Vertical Farm Competes With Conventional AG
Vertical Farm Competes With Conventional AG
Famgro Farms is using a vertical farm production system to successfully compete with conventional farming to produce healthier, better tasting food.
Steve Fambro, CEO at Famgro Farms in Oceanside, Calif., isn’t your typical farmer. And his “farm” isn’t the typical agricultural operation. It’s located in a 10,000-square-foot building that was previously used to make surf boards.
Prior to starting Famgro Farms, Fambro, who is an electrical engineer by training, raised $30-$40 million to start electric car company Aptera Motors in 2006. While working at Aptera, Fambro and his wife converted to an organic lifestyle.
“After buying organic produce for a few years I started asking myself why are these products so expensive?,” Fambro said. “I determined a large part of the cost of organic farming is the labor, including the weeding, tending to the plants, etc. I hypothesized that if we could think about things differently and design from the ground up with scale and automation in mind, then we could lower the cost of food. That was really the genesis of Famgro Farms.”
Building a better production system
Fambro, who left Aptera in 2009, started Famgro Farms in 2010. His goal was to produce a premium line of pesticide- and herbicide-free food.
“We don’t sell hardware. We don’t sell technology. We don’t sell farms. We sell the best food consumers can buy,” Fambro said. “We deliver on that promise of fresh, local, chemical-free, always in season and always available.” In order to realize his aspirations, Fambro said a completely new production platform had to be developed.
“We had to design and manufacture every component of it,” he said. “Trying to use off-the-shelf products like lighting and hydroponic systems wasn’t going to work.
“In systems engineering, which is my background, you have to think about everything from how is the electrical power delivered to the building to how it is delivered to the circuit boards. Looking at off-the-shelf components, they become a nightmare when connecting all of the parts in a system. From a system’s engineering perspective, whether it is cooling, water-proofing or serviceability, all of it has been designed to work together.”
Fambro said it took three generations of designing and building a vertical farm platform over a 2-year period to come up with an operable system.
“We are currently using the third generation platform and each one was radically different, better and cheaper than the previous platform,” he said. “That’s a rule of engineering, from concept to production usually takes three reps. “The vertical farm platform we developed has been designed to easily change between a substrate and a hydroponic system. The one we are currently using is a hydroponic system.”
Deciding what to grow
Fambro said his company has grown about 100 different kinds of leafy greens, herbs, flowers and pharmaceutical plants in the vertical farming system.
“The platform is easily adapted for many different plants, both flowering and food crops,” he said. “Right now our focus is just on food items. We went through a phase where we had to stop developing the platform. We proved that it worked and had to develop a brand around this locally-grown, chemical-free food.”

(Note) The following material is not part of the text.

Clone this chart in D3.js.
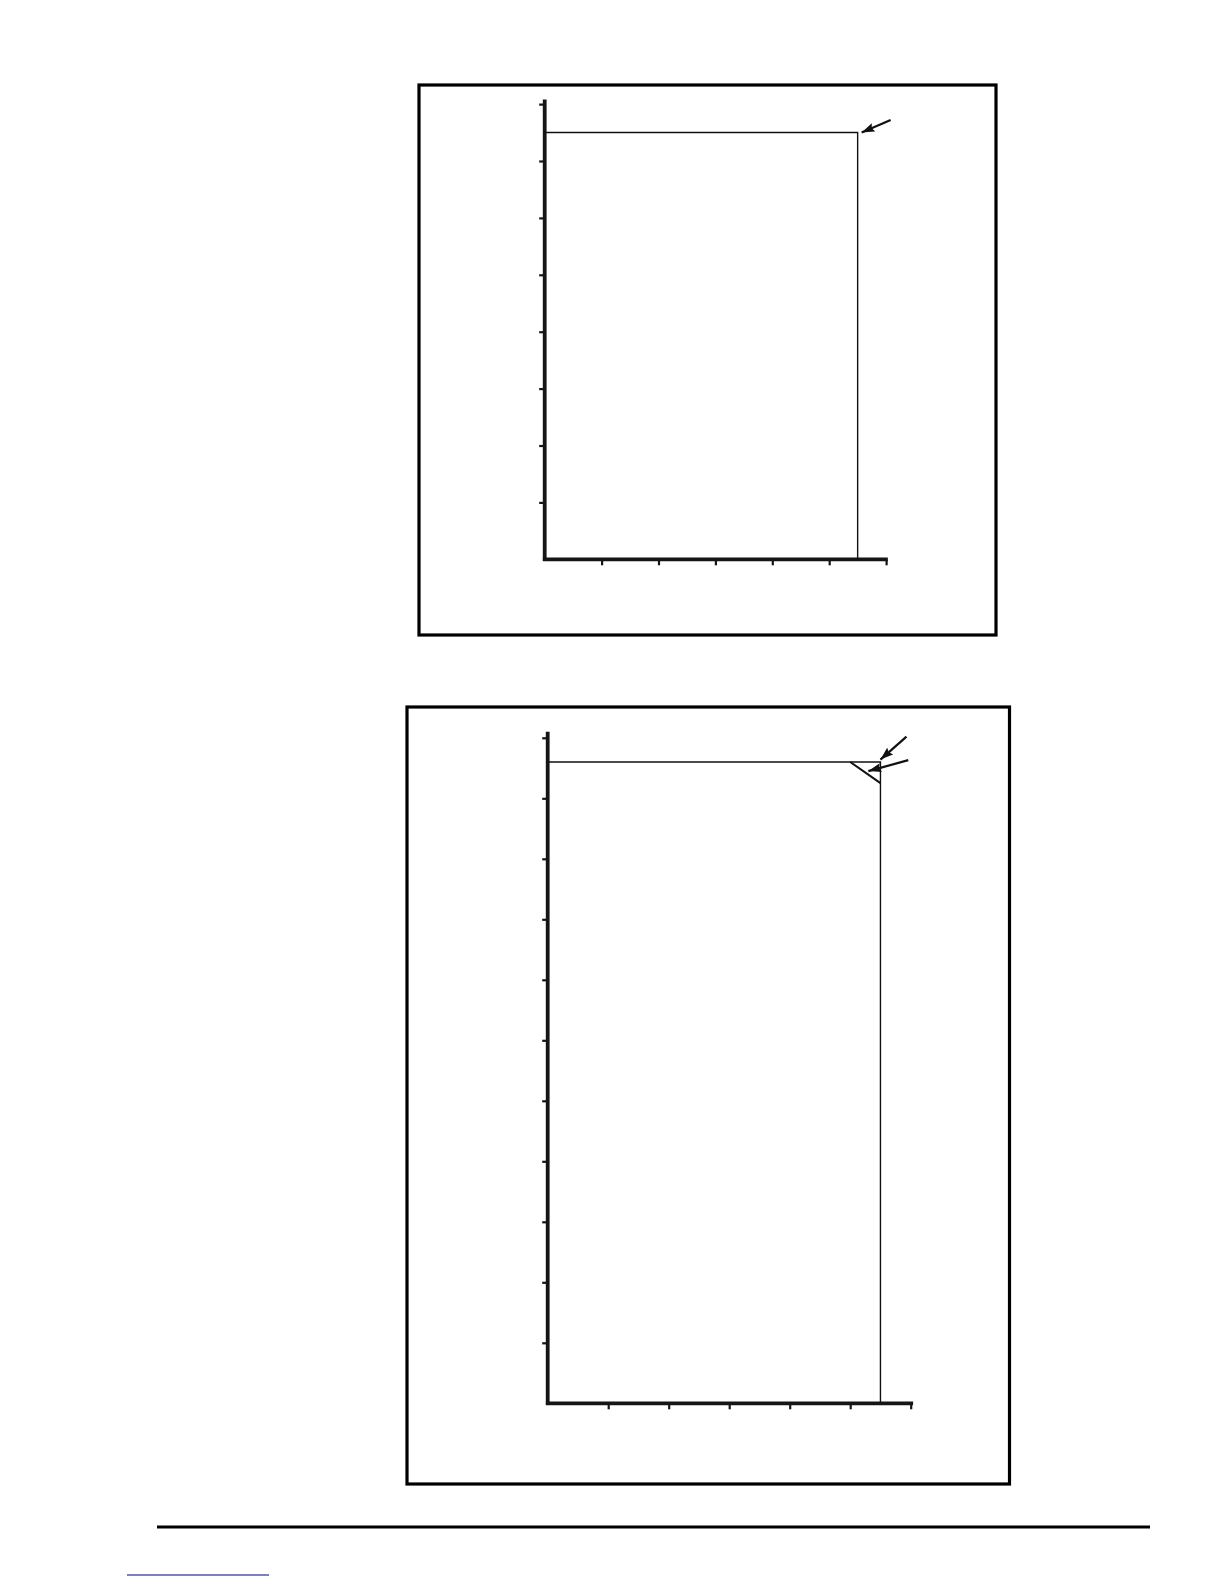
<!DOCTYPE html>
<html>
<head>
<meta charset="utf-8">
<style>
  body { margin: 0; background: #fff; }
  svg { display: block; }
  .frame { fill: none; stroke: #000; stroke-width: 3.2; }
  .axis line { stroke: #151515; stroke-width: 2.2; }
  .axisline { stroke: #151515; stroke-width: 3.8; }
  .curve { fill: none; stroke: #111; stroke-width: 1.4; }
  .chamfer { fill: none; stroke: #111; stroke-width: 2; }
  .arrow { stroke: #111; stroke-width: 2.2; }
</style>
</head>
<body>
<svg id="page" width="1224" height="1584"></svg>
<script src="https://cdnjs.cloudflare.com/ajax/libs/d3/7.8.5/d3.min.js"></script>
<script>
// tick values (no labels in the original)
var xTicks1 = [1, 2, 3, 4, 5, 6];
var yTicks1 = [1, 2, 3, 4, 5, 6, 7, 8];
var xTicks2 = [1, 2, 3, 4, 5, 6];
var yTicks2 = [1, 2, 3, 4, 5, 6, 7, 8, 9, 10, 11];

// outline curves, in axis units
var curve1 = [[0, 7.5], [5.5, 7.5], [5.5, 0]];
var curve2 = [[0, 10.6], [5.5, 10.6], [5.5, 0]];
var chamfer2 = [[5.0, 10.6], [5.5, 10.25]];

// annotation arrows: [tail, head]
var arrows1 = [[[6.08, 7.72], [5.57, 7.5]]];
var arrows2 = [
  [[5.93, 11.02], [5.5, 10.64]],
  [[5.96, 10.63], [5.3, 10.45]]
];

var svg = d3.select('#page');

svg.append('defs').append('marker')
  .attr('id', 'head')
  .attr('viewBox', '0 0 13 9')
  .attr('refX', 13)
  .attr('refY', 4.5)
  .attr('markerWidth', 13)
  .attr('markerHeight', 9)
  .attr('markerUnits', 'userSpaceOnUse')
  .attr('orient', 'auto')
  .append('path')
  .attr('d', 'M0,0 L13,4.5 L0,9 L2,4.5 Z')
  .style('fill', '#111');

function drawChart(opt) {
  var g = svg.append('g');

  g.append('rect')
    .attr('class', 'frame')
    .attr('x', opt.box[0])
    .attr('y', opt.box[1])
    .attr('width', opt.box[2] - opt.box[0])
    .attr('height', opt.box[3] - opt.box[1]);

  var x = d3.scaleLinear()
    .domain([0, opt.xMax])
    .range([opt.ox, opt.ox + opt.xMax * opt.unit]);
  var y = d3.scaleLinear()
    .domain([0, opt.yMax])
    .range([opt.oy, opt.oy - opt.yMax * opt.unit]);

  var yAxis = g.append('g')
    .attr('class', 'axis')
    .attr('transform', 'translate(' + opt.ox + ',0)')
    .call(d3.axisLeft(y).tickValues(opt.yTicks).tickSize(5.5).tickSizeOuter(0).tickFormat(''));
  yAxis.select('.domain').remove();

  var xAxis = g.append('g')
    .attr('class', 'axis')
    .attr('transform', 'translate(0,' + opt.oy + ')')
    .call(d3.axisBottom(x).tickValues(opt.xTicks).tickSize(6).tickSizeOuter(0).tickFormat(''));
  xAxis.select('.domain').remove();

  g.append('line')
    .attr('class', 'axisline')
    .attr('x1', x(0)).attr('x2', x(0))
    .attr('y1', y(0) + 1.8).attr('y2', y(opt.yAxisTop));
  g.append('line')
    .attr('class', 'axisline')
    .attr('x1', x(0) - 1.8).attr('x2', x(opt.xAxisEnd))
    .attr('y1', y(0)).attr('y2', y(0));

  var line = d3.line()
    .x(function(d) { return x(d[0]); })
    .y(function(d) { return y(d[1]); });

  g.append('path')
    .attr('class', 'curve')
    .attr('d', line(opt.curve));

  if (opt.chamfer) {
    g.append('path')
      .attr('class', 'chamfer')
      .attr('d', line(opt.chamfer));
  }

  g.selectAll('.arrow')
    .data(opt.arrows)
    .enter()
    .append('line')
    .attr('class', 'arrow')
    .attr('x1', function(d) { return x(d[0][0]); })
    .attr('y1', function(d) { return y(d[0][1]); })
    .attr('x2', function(d) { return x(d[1][0]); })
    .attr('y2', function(d) { return y(d[1][1]); })
    .attr('marker-end', 'url(#head)');
}

drawChart({
  box: [419, 85, 996, 635],
  ox: 544.7, oy: 559.3, unit: 56.9,
  xMax: 6, yMax: 8, yAxisTop: 8.08, xAxisEnd: 6.03,
  xTicks: xTicks1, yTicks: yTicks1,
  curve: curve1, chamfer: null, arrows: arrows1
});

drawChart({
  box: [407, 707, 1009.5, 1484],
  ox: 547.7, oy: 1403.3, unit: 60.5,
  xMax: 6, yMax: 11, yAxisTop: 11.1, xAxisEnd: 6.04,
  xTicks: xTicks2, yTicks: yTicks2,
  curve: curve2, chamfer: chamfer2, arrows: arrows2
});

// page footer rule and link underline
svg.append('line')
  .attr('x1', 157).attr('x2', 1150)
  .attr('y1', 1527).attr('y2', 1527)
  .style('stroke', '#000').style('stroke-width', 3.2);
svg.append('line')
  .attr('x1', 127).attr('x2', 269)
  .attr('y1', 1575).attr('y2', 1575)
  .style('stroke', '#000080').style('stroke-width', 1.2);
</script>
</body>
</html>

Initially Fambro said his company began with too many crops.
“We would contact retailers and offer them five different kinds of basil,” he said. “They didn’t know which one to buy and they ended up not buying any of them. We pared our offerings down to something that we thought we could grow better than anybody else. The one crop we chose to focus on was kale. Our kale, which we have branded as “Sweet Kale”, is tender and sweet. These characteristics are immediately observable to the consumer. The different kale varieties that we grow are as soft as lettuce. We’re also growing some microgreens and herbs, but the kale is our bread-and-butter crop.”
Famgro Farms sells half of its produce to grocery stores and the other half to restaurants. Retailers of Famgro’s products in southern California include Whole Foods Market, Barons, Cardiff Seaside Market and other local grocery stores.
Addressing food production issues
Fambro said the businesses and consumers purchasing his company’s produce are mindful of labels and environmental issues.
“Most of the lettuce produced in the U.S. is coming from California and Arizona,” he said. “The biggest user of water in California is the agriculture industry. People identify with water use and conservation. They want to know if they can buy a brand that is mindful of the environment, mindful of using no chemicals and mindful of workers’ rights. Customers care about those issues.
“The way we produce leafy greens in this country is broken. The system is so labor intensive. That method of production is not sustainable.”
Fambro said his company has plans for expansion, but that expansion won’t occur in California.
“We are in the heart of “America’s Salad Bowl”,” he said. “If we can compete here, and we do, then that is a real testament to how our company’s technology works. We are able to compete with produce that is grown in fields 100 miles away. That whole value proposition becomes even more powerful the further away one gets from California. If we can compete with cheaper produce, more of which is being grown in Mexico, that validates our model.
“We are producing food and delivering it at the exact time and in the quantities that our customers want it. We are radically simplifying cold storage and the logistics. If you compare production systems, ours might use more electricity than greenhouse or field farming, but you have to consider the total energy use. That includes the energy used to create the fertilizers and other chemicals applied in field farming and the energy in the form of fuel used in tractors and other harvesting equipment. If you add all of that up, our vertical farming system is more efficient and more sustainable.”